+++ Provided material
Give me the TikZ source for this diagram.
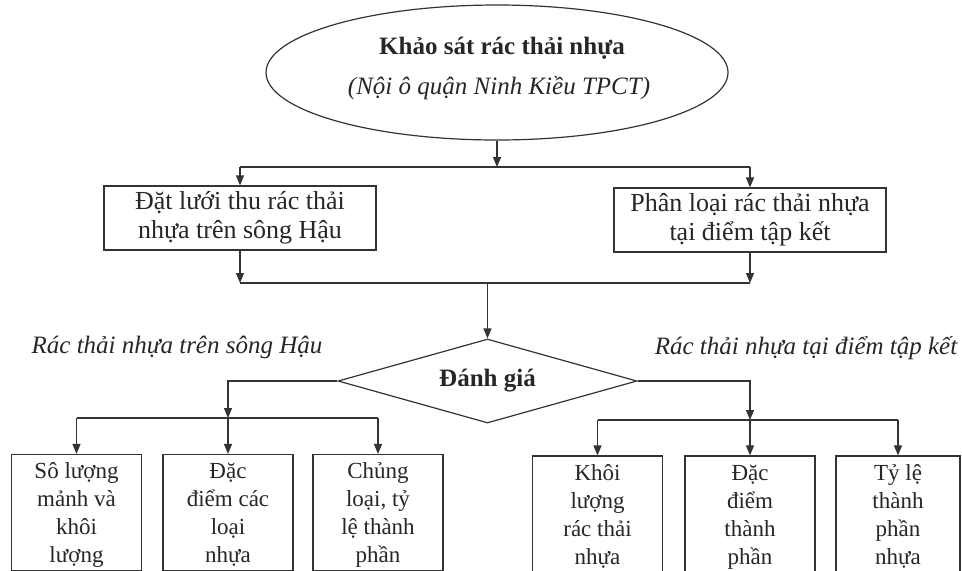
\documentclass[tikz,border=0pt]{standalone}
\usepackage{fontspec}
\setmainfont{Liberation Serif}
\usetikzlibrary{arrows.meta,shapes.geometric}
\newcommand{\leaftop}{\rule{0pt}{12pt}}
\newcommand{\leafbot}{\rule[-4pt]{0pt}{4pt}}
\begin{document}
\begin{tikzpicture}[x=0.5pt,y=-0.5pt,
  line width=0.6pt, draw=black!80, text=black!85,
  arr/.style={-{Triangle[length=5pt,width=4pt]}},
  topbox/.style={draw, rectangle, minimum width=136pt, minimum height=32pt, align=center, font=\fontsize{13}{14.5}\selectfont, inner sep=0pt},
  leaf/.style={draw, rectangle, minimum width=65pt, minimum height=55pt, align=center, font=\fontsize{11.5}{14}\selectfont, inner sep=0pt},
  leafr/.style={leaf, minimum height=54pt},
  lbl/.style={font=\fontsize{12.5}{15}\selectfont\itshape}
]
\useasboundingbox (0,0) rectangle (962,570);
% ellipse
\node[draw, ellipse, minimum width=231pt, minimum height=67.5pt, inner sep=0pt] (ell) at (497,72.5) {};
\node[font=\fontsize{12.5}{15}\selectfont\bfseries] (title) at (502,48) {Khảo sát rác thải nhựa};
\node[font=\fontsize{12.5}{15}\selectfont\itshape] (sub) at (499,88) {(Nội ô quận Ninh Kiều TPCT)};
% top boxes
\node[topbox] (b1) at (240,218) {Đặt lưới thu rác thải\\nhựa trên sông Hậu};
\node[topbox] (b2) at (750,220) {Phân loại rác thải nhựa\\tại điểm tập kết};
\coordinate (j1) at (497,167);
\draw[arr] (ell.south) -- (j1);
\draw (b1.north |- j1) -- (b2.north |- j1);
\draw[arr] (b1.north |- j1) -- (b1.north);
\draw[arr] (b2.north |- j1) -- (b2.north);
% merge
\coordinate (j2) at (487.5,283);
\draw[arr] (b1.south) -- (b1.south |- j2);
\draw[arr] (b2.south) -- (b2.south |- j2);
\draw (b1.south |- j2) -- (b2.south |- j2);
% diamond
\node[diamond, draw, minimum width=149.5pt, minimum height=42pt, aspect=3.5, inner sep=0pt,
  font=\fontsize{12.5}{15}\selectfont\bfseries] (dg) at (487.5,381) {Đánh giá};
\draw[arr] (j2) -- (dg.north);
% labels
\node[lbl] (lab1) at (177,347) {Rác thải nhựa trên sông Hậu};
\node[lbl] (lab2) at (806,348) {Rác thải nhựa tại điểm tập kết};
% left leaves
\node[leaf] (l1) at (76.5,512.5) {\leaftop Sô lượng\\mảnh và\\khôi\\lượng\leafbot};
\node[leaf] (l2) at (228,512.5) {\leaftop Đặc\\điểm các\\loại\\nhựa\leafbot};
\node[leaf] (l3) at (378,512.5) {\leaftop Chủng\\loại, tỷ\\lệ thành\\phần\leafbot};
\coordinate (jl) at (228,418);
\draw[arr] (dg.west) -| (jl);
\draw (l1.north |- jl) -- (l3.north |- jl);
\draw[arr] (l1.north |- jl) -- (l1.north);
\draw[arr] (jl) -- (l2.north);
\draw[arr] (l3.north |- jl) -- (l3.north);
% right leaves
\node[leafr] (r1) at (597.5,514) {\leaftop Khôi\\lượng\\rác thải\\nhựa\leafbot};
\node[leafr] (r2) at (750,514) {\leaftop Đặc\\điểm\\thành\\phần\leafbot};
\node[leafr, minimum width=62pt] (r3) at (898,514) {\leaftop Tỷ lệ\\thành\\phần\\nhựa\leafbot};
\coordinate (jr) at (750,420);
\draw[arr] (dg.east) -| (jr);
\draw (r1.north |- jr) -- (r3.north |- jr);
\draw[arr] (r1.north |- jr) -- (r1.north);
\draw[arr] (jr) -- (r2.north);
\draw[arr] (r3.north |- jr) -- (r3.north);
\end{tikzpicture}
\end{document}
++++++
▶ **Short problem**
Return the material word for word. Pictures are not part of the copy.

▶ **Final answer**
Give me the TikZ source for this diagram.
\documentclass[tikz,border=0pt]{standalone}
\usepackage{fontspec}
\setmainfont{Liberation Serif}
\usetikzlibrary{arrows.meta,shapes.geometric}
\newcommand{\leaftop}{\rule{0pt}{12pt}}
\newcommand{\leafbot}{\rule[-4pt]{0pt}{4pt}}
\begin{document}
\begin{tikzpicture}[x=0.5pt,y=-0.5pt,
  line width=0.6pt, draw=black!80, text=black!85,
  arr/.style={-{Triangle[length=5pt,width=4pt]}},
  topbox/.style={draw, rectangle, minimum width=136pt, minimum height=32pt, align=center, font=\fontsize{13}{14.5}\selectfont, inner sep=0pt},
  leaf/.style={draw, rectangle, minimum width=65pt, minimum height=55pt, align=center, font=\fontsize{11.5}{14}\selectfont, inner sep=0pt},
  leafr/.style={leaf, minimum height=54pt},
  lbl/.style={font=\fontsize{12.5}{15}\selectfont\itshape}
]
\useasboundingbox (0,0) rectangle (962,570);
% ellipse
\node[draw, ellipse, minimum width=231pt, minimum height=67.5pt, inner sep=0pt] (ell) at (497,72.5) {};
\node[font=\fontsize{12.5}{15}\selectfont\bfseries] (title) at (502,48) {Khảo sát rác thải nhựa};
\node[font=\fontsize{12.5}{15}\selectfont\itshape] (sub) at (499,88) {(Nội ô quận Ninh Kiều TPCT)};
% top boxes
\node[topbox] (b1) at (240,218) {Đặt lưới thu rác thải\\nhựa trên sông Hậu};
\node[topbox] (b2) at (750,220) {Phân loại rác thải nhựa\\tại điểm tập kết};
\coordinate (j1) at (497,167);
\draw[arr] (ell.south) -- (j1);
\draw (b1.north |- j1) -- (b2.north |- j1);
\draw[arr] (b1.north |- j1) -- (b1.north);
\draw[arr] (b2.north |- j1) -- (b2.north);
% merge
\coordinate (j2) at (487.5,283);
\draw[arr] (b1.south) -- (b1.south |- j2);
\draw[arr] (b2.south) -- (b2.south |- j2);
\draw (b1.south |- j2) -- (b2.south |- j2);
% diamond
\node[diamond, draw, minimum width=149.5pt, minimum height=42pt, aspect=3.5, inner sep=0pt,
  font=\fontsize{12.5}{15}\selectfont\bfseries] (dg) at (487.5,381) {Đánh giá};
\draw[arr] (j2) -- (dg.north);
% labels
\node[lbl] (lab1) at (177,347) {Rác thải nhựa trên sông Hậu};
\node[lbl] (lab2) at (806,348) {Rác thải nhựa tại điểm tập kết};
% left leaves
\node[leaf] (l1) at (76.5,512.5) {\leaftop Sô lượng\\mảnh và\\khôi\\lượng\leafbot};
\node[leaf] (l2) at (228,512.5) {\leaftop Đặc\\điểm các\\loại\\nhựa\leafbot};
\node[leaf] (l3) at (378,512.5) {\leaftop Chủng\\loại, tỷ\\lệ thành\\phần\leafbot};
\coordinate (jl) at (228,418);
\draw[arr] (dg.west) -| (jl);
\draw (l1.north |- jl) -- (l3.north |- jl);
\draw[arr] (l1.north |- jl) -- (l1.north);
\draw[arr] (jl) -- (l2.north);
\draw[arr] (l3.north |- jl) -- (l3.north);
% right leaves
\node[leafr] (r1) at (597.5,514) {\leaftop Khôi\\lượng\\rác thải\\nhựa\leafbot};
\node[leafr] (r2) at (750,514) {\leaftop Đặc\\điểm\\thành\\phần\leafbot};
\node[leafr, minimum width=62pt] (r3) at (898,514) {\leaftop Tỷ lệ\\thành\\phần\\nhựa\leafbot};
\coordinate (jr) at (750,420);
\draw[arr] (dg.east) -| (jr);
\draw (r1.north |- jr) -- (r3.north |- jr);
\draw[arr] (r1.north |- jr) -- (r1.north);
\draw[arr] (jr) -- (r2.north);
\draw[arr] (r3.north |- jr) -- (r3.north);
\end{tikzpicture}
\end{document}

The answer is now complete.